Si entras vestido de rojo estereotipado en un sitio de conservadores cosechas no sé si miedo pero si cierto temor. Uno es un mecanismo ofensivo, de ataque, y el otro defensivo, de conservación.
A lo que iba. Me compré “Comimos y bebimos”, un diario hedonista de Ignacio Peyró repleto de belleza, vida, copas y platos. Huele bien y sabe mejor. Sus páginas son un placer que se leen por los labios. Llevarlo en el bolsillo del chaquetón me pareció un alivio, en estos tiempos tan feos, como el que siente el ansioso que lleva un Trankimazin en la cartera ante la perspectiva, siempre presente, de enfrentarse a un ataque de pánico.
Luego saqué fotos del gris del cielo y del gris del alma de Irroña: esa calle Bosquecillo sin coches y sin acabar, la peatonalización de un cementerio es aquello. Si tuviera un Benlliure sería románticamente patética pero como no lo tiene es solo cutre. O la calle Navas de Tolosa, donde están los edificios más bellos de la ciudad pero sin aceras, con hormigón tosco que todo lo afea por suelo. La mafia utiliza cemento así para ocultar cadáveres en las películas. Por comentar, señor alcalde.
Continué hasta la plaza del Castillo, quería cruzarla en diagonal, buscando un garito por lo viejo donde tomar un café y leer un rato. Pero ahí estaban, alrededor del kiosco, los llegados de Alsasua, manifestándose en apoyo a los condenados por hostiar a funcionarios públicos y apalear a las mujeres que iban con ellos. Les acompañaban dos diputados de ERC, Tardà y Rufián, en la manifa muy floja de asistencia -pero muy floja- que tenían montada.
Estos dos después se grabaron un vídeo imitando una imitación de Rosalía en TV3 y nadie les importunó, ni el paseo ni la gilipolluá frente a la Casa de Sabicas. Calle del Carmen, vendrían o irían de la Herriko con be y o Taberna. Vaya par de tolais. En fin. Cuando se aburrieron supongo que se habrían vuelto todos al pueblo. Sin escolta policial.

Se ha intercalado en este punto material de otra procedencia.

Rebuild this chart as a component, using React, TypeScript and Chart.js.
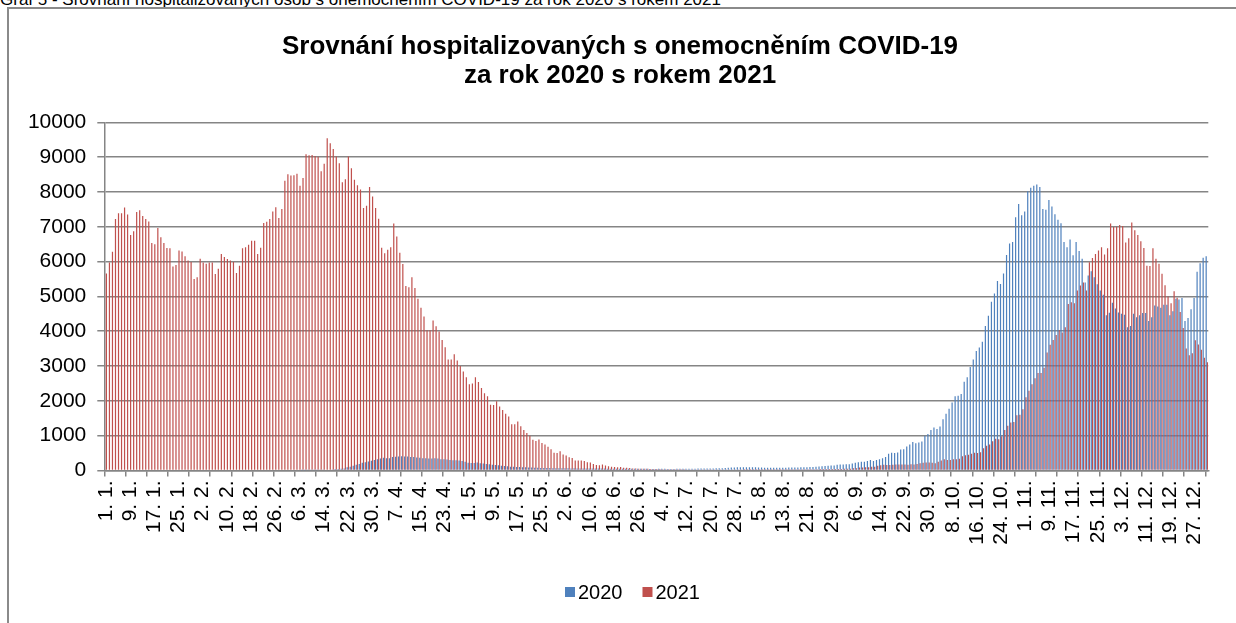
import React, { useEffect, useRef } from "react";
import { Chart, registerables } from "chart.js";

Chart.register(...registerables);

const FONT = '"Liberation Sans", Arial, sans-serif';

const captionText =
  "Graf 5 - Srovnání hospitalizovaných osob s onemocněním COVID-19 za rok 2020 s rokem 2021";
const titleLines = ["Srovnání hospitalizovaných s onemocněním COVID-19", "za rok 2020 s rokem 2021"];
const seriesNames = ["2020", "2021"];
const seriesColors = ["#4F81BD", "#C0504D"];

// day-of-year categories "D. M."
const monthLengths = [31, 28, 31, 30, 31, 30, 31, 31, 30, 31, 30, 31];
const categories: string[] = [];
monthLengths.forEach((len, m) => {
  for (let d = 1; d <= len; d++) categories.push(`${d}. ${m + 1}.`);
});
const labelEvery = 8; // every 8th category carries a label
const tickMarkEvery = 7; // tick marks every 7 categories

const yTicks = { min: 0, max: 10000, step: 1000 };

const hosp2020 = [
  0, 0, 0, 0, 0, 0, 0, 0, 0, 0,
  0, 0, 0, 0, 0, 0, 0, 0, 0, 0,
  0, 0, 0, 0, 0, 0, 0, 0, 0, 0,
  0, 0, 0, 0, 0, 0, 0, 0, 0, 0,
  0, 0, 0, 0, 0, 0, 0, 0, 0, 0,
  0, 0, 0, 0, 0, 0, 0, 0, 0, 0,
  0, 0, 0, 0, 0, 2, 3, 4, 6, 8,
  10, 12, 15, 20, 25, 30, 40, 40, 50, 60,
  90, 105, 135, 165, 190, 220, 240, 260, 280, 300,
  325, 345, 365, 355, 355, 385, 395, 405, 410, 405,
  400, 390, 385, 375, 365, 355, 355, 345, 345, 355,
  345, 325, 325, 315, 305, 295, 295, 290, 270, 250,
  225, 215, 215, 230, 210, 200, 187, 177, 165, 158,
  150, 139, 130, 120, 110, 108, 100, 98, 95, 91,
  88, 84, 81, 80, 75, 72, 72, 70, 68, 66,
  65, 64, 64, 62, 61, 62, 60, 58, 58, 57,
  56, 56, 55, 55, 54, 54, 53, 53, 52, 53,
  52, 51, 50, 50, 50, 49, 48, 48, 47, 47,
  46, 45, 45, 47, 48, 48, 46, 45, 46, 47,
  48, 49, 50, 50, 52, 53, 54, 55, 55, 56,
  58, 60, 62, 64, 66, 70, 78, 85, 88, 90,
  92, 90, 91, 93, 92, 90, 88, 85, 82, 80,
  80, 78, 79, 80, 81, 82, 84, 85, 86, 88,
  90, 92, 95, 98, 100, 110, 118, 122, 128, 135,
  140, 145, 165, 170, 170, 180, 180, 200, 220, 240,
  250, 250, 270, 300, 270, 300, 325, 355, 385, 480,
  510, 500, 515, 600, 610, 690, 750, 815, 785, 805,
  835, 1000, 1045, 1160, 1235, 1190, 1265, 1475, 1630, 1770,
  1955, 2135, 2145, 2195, 2550, 2680, 2970, 3190, 3430, 3535,
  3700, 4150, 4445, 4845, 5085, 5440, 5355, 5660, 6190, 6520,
  6560, 7270, 7650, 7330, 7440, 8020, 8120, 8180, 8210, 8140,
  7510, 7490, 7770, 7580, 7360, 7200, 7100, 6560, 6410, 6630,
  6180, 6560, 6300, 6080, 5400, 5600, 5720, 5550, 5350, 5170,
  5050, 4460, 4530, 4820, 4650, 4540, 4500, 4470, 4110, 4150,
  4500, 4400, 4460, 4520, 4520, 4290, 4400, 4740, 4710, 4670,
  4760, 4760, 4460, 4570, 4930, 4910, 4950, 4290, 4380, 4630,
  4950, 5710, 5950, 6110, 6150,
];

const hosp2021 = [
  5660, 5970, 6280, 7220, 7390, 7390, 7550, 7350, 6760, 6870,
  7420, 7470, 7310, 7220, 7150, 6530, 6500, 6960, 6700, 6530,
  6390, 6380, 5860, 5900, 6320, 6290, 6150, 6030, 5990, 5500,
  5550, 6080, 5970, 5940, 5970, 5970, 5640, 5790, 6220, 6130,
  6070, 6030, 5990, 5670, 5880, 6380, 6410, 6480, 6600, 6600,
  6220, 6400, 7110, 7140, 7220, 7440, 7560, 7250, 7510, 8320,
  8510, 8470, 8480, 8520, 8180, 8400, 9080, 9050, 9060, 9030,
  9010, 8590, 8810, 9540, 9400, 9230, 9020, 8820, 8280, 8360,
  9020, 8680, 8350, 8190, 8070, 7540, 7600, 8140, 7870, 7540,
  7230, 6400, 6240, 6340, 6410, 7090, 6720, 6250, 5930, 5300,
  5260, 5550, 5240, 4930, 4670, 4420, 4030, 4030, 4310, 4140,
  3990, 3750, 3540, 3190, 3190, 3340, 3160, 3000, 2840, 2680,
  2480, 2500, 2680, 2540, 2370, 2220, 2130, 1890, 1880, 1990,
  1840, 1740, 1630, 1550, 1330, 1330, 1410, 1270, 1160, 1080,
  1000, 880, 850, 890, 790, 750, 680, 610, 510, 500,
  550, 460, 430, 380, 360, 290, 290, 290, 270, 240,
  230, 190, 160, 150, 170, 140, 120, 110, 100, 90,
  100, 80, 80, 70, 60, 55, 52, 50, 50, 48,
  45, 45, 42, 40, 38, 38, 36, 35, 35, 34,
  33, 33, 32, 32, 31, 30, 30, 30, 30, 29,
  29, 30, 30, 30, 31, 31, 31, 32, 32, 32,
  32, 33, 33, 33, 33, 34, 34, 34, 34, 35,
  35, 35, 35, 36, 36, 36, 36, 37, 37, 37,
  38, 38, 38, 39, 39, 39, 40, 40, 40, 41,
  41, 40, 40, 40, 50, 50, 50, 65, 65, 85,
  85, 95, 95, 105, 110, 135, 150, 165, 155, 155,
  165, 170, 170, 170, 170, 165, 180, 175, 190, 210,
  220, 230, 230, 220, 210, 250, 285, 325, 305, 300,
  325, 325, 335, 410, 440, 450, 480, 510, 500, 525,
  640, 710, 750, 840, 910, 900, 985, 1160, 1285, 1380,
  1390, 1590, 1600, 1760, 2100, 2290, 2480, 2650, 2800, 2800,
  2950, 3390, 3610, 3750, 3890, 4030, 3960, 4110, 4780, 4830,
  4800, 5170, 5310, 5400, 5170, 5980, 6100, 6220, 6320, 6410,
  6200, 6380, 7090, 6990, 7000, 7050, 7020, 6550, 6670, 7120,
  6900, 6760, 6580, 6390, 5880, 5870, 6380, 6080, 5940, 5650,
  5320, 5000, 4800, 5150, 4960, 4550, 4090, 3500, 3310, 3370,
  3740, 3620, 3470, 3240, 3110,
];

const W = 1236;
const H = 623;
const AREA_BOTTOM = 470.5;
const X_AXIS_H = 100;
const PAD_LEFT = 21;
const AXIS_GRAY = "#858585";
const LEGEND_X = 565;
const LEGEND_Y = 592;

// simple legend drawn on the chart canvas (square + label, Excel-like spacing)
const bottomLegend = {
  id: "bottomLegend",
  afterDraw(chart: any) {
    const ctx = chart.ctx;
    ctx.save();
    ctx.font = `20px ${FONT}`;
    ctx.textBaseline = "middle";
    ctx.textAlign = "left";
    let x = LEGEND_X;
    chart.data.datasets.forEach((ds: any) => {
      ctx.fillStyle = ds.backgroundColor;
      ctx.fillRect(x, LEGEND_Y - 5, 10, 10);
      ctx.fillStyle = "#000";
      ctx.fillText(ds.label, x + 13, LEGEND_Y + 1);
      x += 13 + ctx.measureText(ds.label).width + 20;
    });
    ctx.restore();
  },
};

export default function App() {
  const ref = useRef<HTMLCanvasElement | null>(null);

  useEffect(() => {
    if (!ref.current) return;
    const chart = new Chart(ref.current, {
      type: "bar",
      data: {
        labels: categories,
        datasets: [
          {
            label: seriesNames[0],
            data: hosp2020,
            backgroundColor: seriesColors[0],
            borderWidth: 0,
            categoryPercentage: 0.8,
            barPercentage: 1,
          },
          {
            label: seriesNames[1],
            data: hosp2021,
            backgroundColor: seriesColors[1],
            borderWidth: 0,
            categoryPercentage: 0.8,
            barPercentage: 1,
          },
        ],
      },
      options: {
        animation: false,
        responsive: false,
        devicePixelRatio: 1,
        events: [],
        layout: {
          padding: { left: PAD_LEFT, right: 17, top: 0, bottom: H - AREA_BOTTOM - X_AXIS_H },
        },
        plugins: {
          title: {
            display: true,
            text: titleLines,
            color: "#000",
            font: { family: FONT, size: 26, weight: "bold", lineHeight: 1.13 },
            padding: { top: 32, bottom: 31.5 },
          },
          legend: { display: false },
          tooltip: { enabled: false },
        },
        scales: {
          x: {
            type: "category",
            offset: true,
            grid: {
              offset: true,
              drawOnChartArea: false,
              drawTicks: true,
              tickLength: 6,
              lineWidth: 1.5,
              color: (ctx: any) => (ctx.index % tickMarkEvery === 0 ? AXIS_GRAY : "rgba(0,0,0,0)"),
            },
            border: { color: AXIS_GRAY, width: 1.5 },
            ticks: {
              autoSkip: false,
              minRotation: 90,
              maxRotation: 90,
              padding: 4,
              color: "#000",
              font: { family: FONT, size: 21 },
              callback: (_v: any, i: number) => (i % labelEvery === 0 ? categories[i] : ""),
            },
            afterFit: (s: any) => {
              s.height = X_AXIS_H;
            },
          },
          y: {
            min: yTicks.min,
            max: yTicks.max,
            ticks: {
              stepSize: yTicks.step,
              padding: 11,
              color: "#000",
              font: { family: FONT, size: 21 },
              callback: (v: any) => String(v),
            },
            grid: { color: AXIS_GRAY, lineWidth: 1.5, tickLength: 7 },
            border: { color: AXIS_GRAY, width: 1.5 },
            afterFit: (s: any) => {
              s.width = 104.3 - PAD_LEFT;
            },
          },
        },
      },
      plugins: [bottomLegend],
    });
    return () => chart.destroy();
  }, []);

  return (
    <div
      style={{
        position: "fixed",
        left: 0,
        top: 0,
        width: W,
        height: H,
        overflow: "hidden",
        background: "#fff",
      }}
    >
      <div
        style={{
          position: "absolute",
          left: 0,
          top: -9,
          fontFamily: FONT,
          fontSize: 17,
          lineHeight: "17px",
          whiteSpace: "nowrap",
          color: "#000",
        }}
      >
        {captionText}
      </div>
      <div
        style={{
          position: "absolute",
          left: 7,
          top: 7,
          width: 1260,
          height: 700,
          border: "2px solid #8a8a8a",
          boxSizing: "border-box",
        }}
      />
      <canvas
        ref={ref}
        width={W}
        height={H}
        style={{ position: "absolute", left: 0, top: 0, width: W, height: H, display: "block" }}
      />
    </div>
  );
}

Aquí nadie llenó de mierda la plaza del Castillo para que no pudieran montar su akelarre, ni nadie sacó la motosierra para amenazarles con cara de psicopatía, ni nadie apedreó sus vehículos, ni nadie se puso frente a ellos a insultarles cargaditos de odio, ni nadie se subió a las torres para tañer las campañas y que no pudieran recitarse sus mierdas en libertad. Ni se les recibió con pancartas demenciales como aquella de Os ahogaremos en la sangre de nuestros abortos que desplegaron cuando el catalán Rivera y el donostiarra Savater visitaron Alsasua.
Yo me limité, por ejemplo, a cambiar de planes. Me imaginé que me topaba con la loca de la bici y me dio perezón. Giré hacia Carlos III hasta un bar de la avenida de Roncesvalles y en vez de un café, me pedí un crianza para acompañar la lectura. Había buen ambiente, ajenos todos a los de Alsasua. La noche estaba tibia y cada uno iba a sus cosas, a sus risas, a sus planes. Era sábado y se estaba a gusto en las terrazas.
Espero que hayan aprendido la lección de tolerancia que la capital les dio a los que vinieron desde Alsasua a, según su propio criterio, provocar a los habitantes de Pamplona, que estábamos muy tranquilos antes de que invadieran nuestras plazas y calles, con sus carracas y letanías, disfrutando en paz de la melancolía del otoño y del fin de semana en nuestra ciudad. Y eso es todo.